◆ DATA SEGMENT:
....................

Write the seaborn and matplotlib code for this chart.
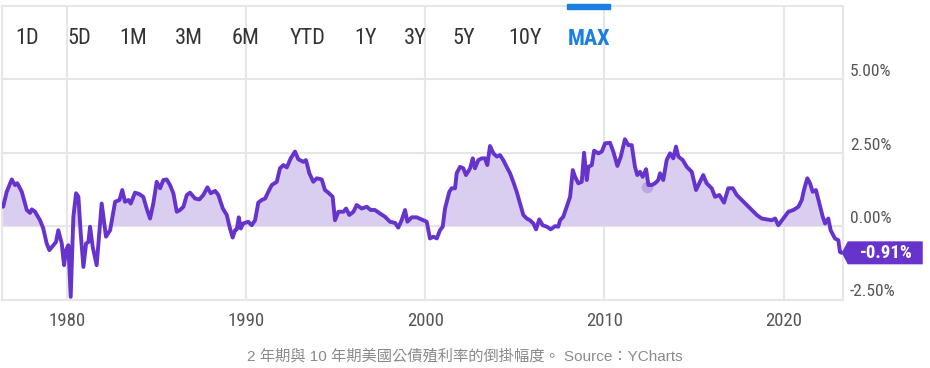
import matplotlib
matplotlib.use("Agg")
import matplotlib.pyplot as plt
import matplotlib.transforms as mtransforms
from matplotlib import font_manager
from matplotlib.patches import Polygon, Rectangle
import seaborn as sns

# Data: 10Y - 2Y treasury spread (%)
years = [
    1976.45, 1976.65, 1976.93, 1977.11, 1977.24, 1977.49, 1977.77, 1977.95, 1978.05, 1978.23,
    1978.51, 1978.69, 1978.88, 1979.03, 1979.25, 1979.40, 1979.53, 1979.72, 1979.85, 1979.96,
    1980.09, 1980.22, 1980.37, 1980.52, 1980.65, 1980.78, 1980.93, 1981.08, 1981.21, 1981.30,
    1981.45, 1981.67, 1981.95, 1982.19, 1982.42, 1982.60, 1982.70, 1982.94, 1983.10, 1983.25,
    1983.44, 1983.57, 1983.81, 1984.05, 1984.27, 1984.46, 1984.65, 1984.83, 1985.02, 1985.21,
    1985.39, 1985.58, 1985.76, 1985.95, 1986.14, 1986.32, 1986.51, 1986.70, 1986.88, 1987.16,
    1987.40, 1987.62, 1987.85, 1988.04, 1988.28, 1988.46, 1988.71, 1988.93, 1989.11, 1989.26,
    1989.39, 1989.49, 1989.60, 1989.71, 1989.85, 1990.13, 1990.32, 1990.51, 1990.69, 1990.88,
    1991.07, 1991.25, 1991.44, 1991.72, 1991.90, 1992.09, 1992.28, 1992.50, 1992.74, 1992.92,
    1993.20, 1993.35, 1993.54, 1993.76, 1993.95, 1994.23, 1994.41, 1994.60, 1994.84, 1994.97,
    1995.16, 1995.44, 1995.59, 1995.77, 1996.00, 1996.18, 1996.46, 1996.74, 1996.96, 1997.20,
    1997.48, 1997.76, 1998.04, 1998.32, 1998.50, 1998.69, 1998.88, 1999.01, 1999.25, 1999.53,
    1999.90, 2000.09, 2000.27, 2000.46, 2000.65, 2000.83, 2000.98, 2001.11, 2001.35, 2001.48,
    2001.67, 2001.76, 2001.95, 2002.13, 2002.28, 2002.51, 2002.66, 2002.78, 2002.97, 2003.16,
    2003.34, 2003.47, 2003.62, 2003.81, 2004.00, 2004.18, 2004.36, 2004.55, 2004.74, 2004.92,
    2005.11, 2005.30, 2005.48, 2005.67, 2005.85, 2006.04, 2006.19, 2006.37, 2006.56, 2006.79,
    2007.01, 2007.25, 2007.43, 2007.53, 2007.71, 2007.90, 2008.09, 2008.24, 2008.37, 2008.55,
    2008.74, 2008.87, 2009.02, 2009.11, 2009.30, 2009.43, 2009.67, 2009.86, 2010.04, 2010.32,
    2010.50, 2010.73, 2010.92, 2011.15, 2011.34, 2011.53, 2011.71, 2011.84, 2011.99, 2012.14,
    2012.33, 2012.46, 2012.65, 2012.83, 2013.01, 2013.11, 2013.29, 2013.48, 2013.67, 2013.85,
    2014.00, 2014.13, 2014.38, 2014.60, 2014.88, 2015.12, 2015.30, 2015.52, 2015.71, 2015.99,
    2016.18, 2016.42, 2016.68, 2016.92, 2017.17, 2017.39, 2017.67, 2017.95, 2018.23, 2018.51,
    2018.78, 2019.06, 2019.34, 2019.53, 2019.71, 2019.99, 2020.27, 2020.55, 2020.83, 2021.02,
    2021.14, 2021.33, 2021.48, 2021.63, 2021.81, 2022.00, 2022.19, 2022.32, 2022.50, 2022.63,
    2022.87, 2023.06, 2023.15, 2023.25,
]
spread = [
    0.66, 1.17, 1.59, 1.40, 1.46, 1.17, 0.55, 0.45, 0.57, 0.49,
    0.20, -0.08, -0.59, -0.82, -0.65, -0.54, -0.14, -0.59, -1.33, -0.82,
    -0.65, -2.41, 0.32, 1.12, 1.00, -0.25, -1.39, -0.59, -0.54, -0.02,
    -0.71, -1.33, 0.77, -0.36, -0.14, 0.49, 0.83, 0.89, 1.23, 0.83,
    0.89, 0.77, 1.14, 1.09, 1.00, 0.60, 0.26, 0.77, 1.51, 1.29,
    1.57, 1.59, 1.40, 1.12, 0.49, 0.55, 0.66, 1.06, 1.14, 0.94,
    0.91, 1.06, 1.32, 1.12, 1.20, 1.06, 0.60, 0.38, -0.08, -0.39,
    -0.14, -0.11, 0.30, -0.08, 0.09, 0.15, 0.03, 0.20, 0.80, 0.89,
    0.94, 1.17, 1.40, 1.51, 1.97, 2.08, 2.00, 2.31, 2.54, 2.28,
    2.19, 2.25, 1.80, 1.51, 1.63, 1.59, 1.23, 1.14, 1.00, 0.20,
    0.49, 0.49, 0.60, 0.38, 0.49, 0.72, 0.60, 0.66, 0.55, 0.55,
    0.43, 0.32, 0.15, 0.11, -0.05, 0.20, 0.55, 0.15, 0.30, 0.30,
    0.20, 0.15, -0.42, -0.36, -0.42, -0.14, -0.02, 0.60, 1.17, 1.29,
    1.29, 1.80, 2.02, 1.97, 1.74, 1.97, 2.31, 1.97, 2.25, 2.31,
    2.31, 2.08, 2.73, 2.48, 2.37, 2.42, 2.25, 2.02, 1.80, 1.51,
    1.17, 0.77, 0.38, 0.26, 0.20, 0.09, -0.11, 0.23, 0.03, -0.02,
    -0.11, 0.00, -0.02, 0.20, 0.32, 0.66, 1.00, 1.91, 1.68, 1.46,
    1.51, 2.50, 1.57, 2.02, 2.08, 2.57, 2.48, 2.54, 2.82, 2.84,
    2.54, 2.05, 2.37, 2.96, 2.76, 2.76, 2.02, 1.74, 1.85, 1.68,
    1.94, 1.40, 1.40, 1.46, 1.57, 1.80, 1.57, 2.25, 2.48, 2.31,
    2.71, 2.37, 2.25, 2.02, 1.85, 1.23, 1.46, 1.74, 1.46, 1.29,
    1.00, 1.06, 0.80, 1.29, 1.29, 1.06, 0.89, 0.72, 0.55, 0.38,
    0.26, 0.23, 0.20, 0.26, 0.03, 0.26, 0.49, 0.55, 0.66, 0.89,
    1.23, 1.63, 1.46, 1.17, 1.23, 0.77, 0.32, 0.09, 0.26, -0.14,
    -0.42, -0.48, -0.88, -0.91,
]
hover_point = (2012.37, 1.33)

year_ticks = [1980, 1990, 2000, 2010, 2020]
pct_ticks = [-2.5, 0.0, 2.5, 5.0]
range_buttons = ["1D", "5D", "1M", "3M", "6M", "YTD", "1Y", "3Y", "5Y", "10Y", "MAX"]
caption = "2 年期與 10 年期美國公債殖利率的倒掛幅度。 Source：YCharts"

# Layout / style
button_x = [0.030, 0.092, 0.156, 0.222, 0.290, 0.363, 0.432, 0.492, 0.549, 0.622, 0.698]
LINE = "#6633cc"
FILL = "#d9cdf0"
GRID = "#e6e6e6"

sns.set_theme(style="white")
names = {f.name for f in font_manager.fontManager.ttflist}
cond = next((n for n in ["Roboto Condensed", "Liberation Sans Narrow", "Open Sans Condensed"]
             if n in names), "Roboto")
plt.rcParams["font.family"] = [cond, "Noto Sans CJK TC", "DejaVu Sans"]

fig = plt.figure(figsize=(9.3, 3.68), dpi=100)
ax = fig.add_axes([1.7 / 930, 68.5 / 368, 841.3 / 930, 293.5 / 368])

ax.fill_between(years, spread, 0, where=[v >= 0 for v in spread],
                interpolate=True, color=FILL, linewidth=0, zorder=1)
sns.lineplot(x=years, y=spread, ax=ax, color=LINE, linewidth=2.8, sort=False,
             solid_joinstyle="round", zorder=3)
ax.scatter([hover_point[0]], [hover_point[1]], s=70, color="#b9a3e6", alpha=0.9,
           linewidth=0, zorder=2)

ax.set_xlim(1976.37, 2023.32)
ax.set_ylim(-2.5, 7.5)
ax.set_xticks(year_ticks)
ax.set_xticklabels([str(y) for y in year_ticks])
ax.set_yticks(pct_ticks)
ax.set_yticklabels([f"{v:.2f}%" for v in pct_ticks])
ax.yaxis.tick_right()
for lab in ax.get_yticklabels():
    lab.set_va("bottom")
ax.tick_params(axis="x", length=0, pad=9, labelsize=13.5, labelcolor="#555555")
ax.tick_params(axis="y", length=0, pad=5, labelsize=12.5, labelcolor="#555555")
ax.grid(True, color=GRID, linewidth=1.5)
ax.set_axisbelow(True)
for side in ["left", "right", "top", "bottom"]:
    ax.spines[side].set_color(GRID)
    ax.spines[side].set_linewidth(1.5)
ax.set_xlabel("")
ax.set_ylabel("")

# range selector buttons
for label, bx in zip(range_buttons, button_x):
    active = label == "MAX"
    ax.text(bx, 0.889, label, transform=ax.transAxes, ha="center", va="center",
            fontsize=16, color="#1a7fe0" if active else "#333333",
            fontweight="bold" if active else "normal")
ax.add_patch(Rectangle((0.672, 0.990), 0.051, 0.017, transform=ax.transAxes,
                       color="#1a7fe0", clip_on=False, zorder=5))

# last value tag
x_last, y_last = years[-1], spread[-1]
tag_trans = fig.dpi_scale_trans + mtransforms.ScaledTranslation(x_last, y_last, ax.transData)
tag = Polygon([(0, 0), (0.06, 0.115), (0.81, 0.115), (0.81, -0.115), (0.06, -0.115)],
              closed=True, transform=tag_trans, facecolor=LINE, edgecolor="none",
              clip_on=False, zorder=6)
ax.add_patch(tag)
ax.annotate(f"{y_last:.2f}%", xy=(x_last, y_last), xytext=(32, 0),
            textcoords="offset points", ha="center", va="center", color="white",
            fontsize=13.5, fontweight="bold", zorder=7, annotation_clip=False)

fig.text(0.5, 1 - 356 / 368, caption, ha="center", va="center", fontsize=11,
         color="#8a8a8a", family=["Liberation Sans", "Noto Sans CJK TC"])

fig.savefig("out.png", dpi=100)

....................

◆ TASK INSTRUCTIONS:
Transcribe exactly, with no pictures, the lines running from the first line of the material through the line holding "import seaborn as sns".

◆ WRITTEN SOLUTION:
Write the seaborn and matplotlib code for this chart.
import matplotlib
matplotlib.use("Agg")
import matplotlib.pyplot as plt
import matplotlib.transforms as mtransforms
from matplotlib import font_manager
from matplotlib.patches import Polygon, Rectangle
import seaborn as sns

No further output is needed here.